LA HABANA, Cuba, agosto, 173.203.82.38 -Era sábado en la mañana. Mis planes para ir a nadar con mi pareja y librarme por un rato de tanto trabajo, se desvanecieron cuando dos oficiales de la Seguridad del Estado se aparecieron en mi casa para llevarme a “conversar” a una de las tantas oficinas que tienen diseminadas por toda La Habana.
Después de media hora de viaje, llegamos a nuestro destino, donde nos esperaba otro de los oficiales que “me atienden” (y no precisamente porque sean médicos o camareros). Cada disidente u opositor cubano tiene asignados oficiales de la Seguridad del Estado que lo “atienden”. Entramos a un cuarto de aquel lugar y comenzó la sesión.
No voy a aburrirlos contando los pormenores del interrogatorio, ni las acusaciones y amenazas de que fui víctima. En una dictadura, lo más natural es que repriman, amenacen y agredan a los disidentes. Lo que sí me gustaría compartir con los lectores, es la peculiar advertencia que me lanzó a quemarropa el más joven de los 3 oficiales, quien dijo llamarse Yohan. Este personaje posee la certeza, compartida por muchos de sus compañeros (y me gustaría que los cubanos reflexionaran al respecto), de que los disidentes no podemos hacer nada contra un gobierno “tan fuerte”.
El oficial, que no excede los 30 años, hizo gala todo el tiempo de los poderes que le corresponden, por ser miembro de la Seguridad del Estado. Me espetó que yo y el resto de los opositores o disidentes estamos en desventaja ante él y su gente, y que no podemos enfrentarnos a tanta fuerza y poder. Me dijo, orgulloso, que “los opositores son un puñado de individuos a los que nosotros, que somos el elefante en esta historia, podemos aplastar como a hormigas”.

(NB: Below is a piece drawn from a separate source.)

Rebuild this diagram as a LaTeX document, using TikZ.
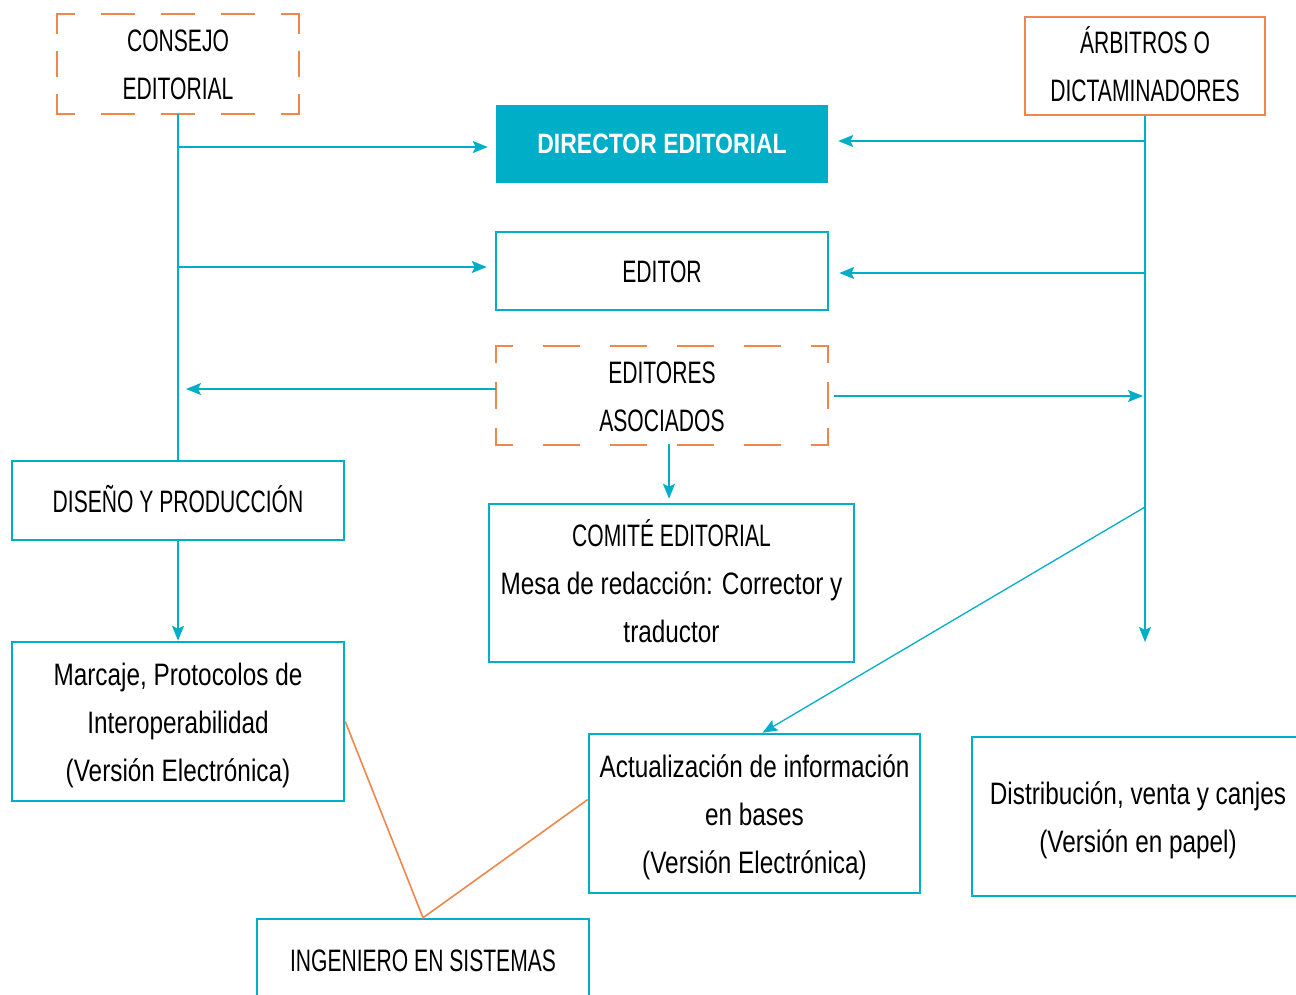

Este pionero en el macabro arte de la represión, está convencido de que quienes nos enfrentamos al régimen de la Isla somos sólo un puñado de contrarrevolucionarios. Por otro lado, él cree realmente que por ser ellos el elefante, no habrá manera de que nosotros, las indefensas hormiguitas, podamos librarnos jamás de su omnipotencia.
Le conté entonces al bruto muchacho la fábula sobre otro elefante, como él, creído de que por ser más grande, podría expulsar a una colonia de hormigas de su territorio. Pero cuál no sería el desconcierto del gigantesco paquidermo cuando, en lugar de obedecer y huir, miles de diminutas hormigas treparon sobre aquella mole y, metiéndose dentro de su trompa, sus ojos, sus orejas, obligaron por fin al gigante a correr, derrotado y adolorido.
El interrogatorio y las amenazas de aquel sábado continuaron durante 8 horas. Mis represores me amenazaban, mientras yo, impávida, los miraba fijamente y pensaba: “Pobres elefantes, grandes por gusto, no saben que esta mujer,esta hormiga que ven aquí, y otras tantas hormigas que andan por ahí, podemos soportar torturas y agresiones sin un parpadeo”.